Appa is definitely not the politically correct character. He stereotypes who might steal from the store by race and sexual preference. He thinks his daughter should be married and that he should be the one to approve her choice of husband. The tv equivalent of this man can only be Archie Bunker, another bigot that struggled to learn lessons. Yi, as Appa, is the perfect inscrutable father. He gives little away in his face and moves quickly without warning when he wants to.
Yim is the loving, but un-wave-making mother. She tries to “manage” the difficult parts of her husband, but understands his pressures and his desire to make a successful life for their children. Lee does a great job of being frustrated with her father, but realizing that she still lives at home and owes him respect.

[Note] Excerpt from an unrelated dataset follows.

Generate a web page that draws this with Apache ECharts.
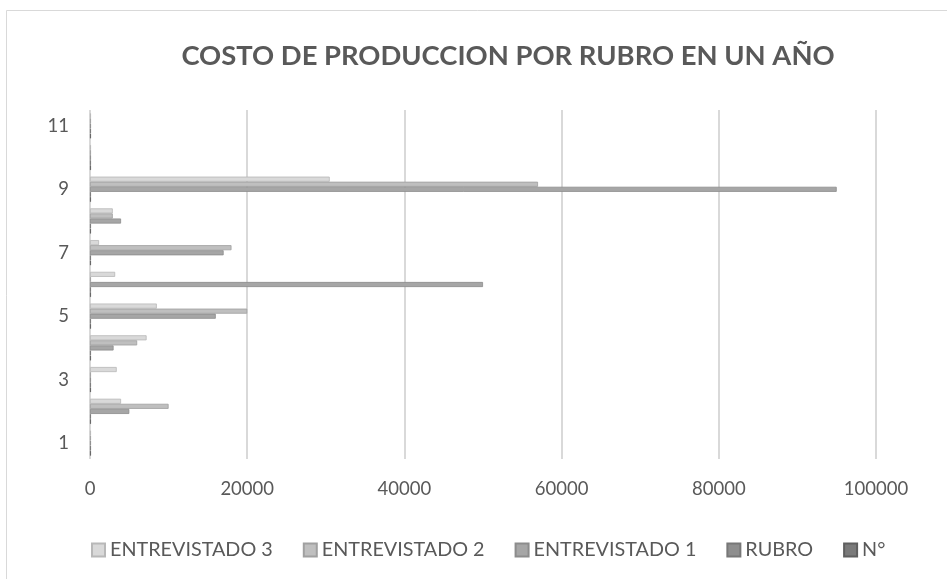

Freeman takes on several roles and with the help of some awkward wigs, pulls off the changes nicely. He’s particularly funny as the old schoolmate of Jung’s who is now a policeman and maybe a suitor for Janet.
Kennedy doesn’t show up until near the end of this 90-minute play, but makes the most of it when he does. It’s a poignant moment that is very much the heart of the play and one that virtually any member of any family can relate to.
This is a generally family-friendly show, but there are a few “bad” words and the bigotry that might be confusing for children under about age 10 to understand, given many children at that age might not understand why it’s ok for that father to be prejudiced. There’s not a lot of room for gray in younger children’s understanding.
There are a lot of laughs to be had and maybe some Netflix watching to be done after seeing where the whole series came from.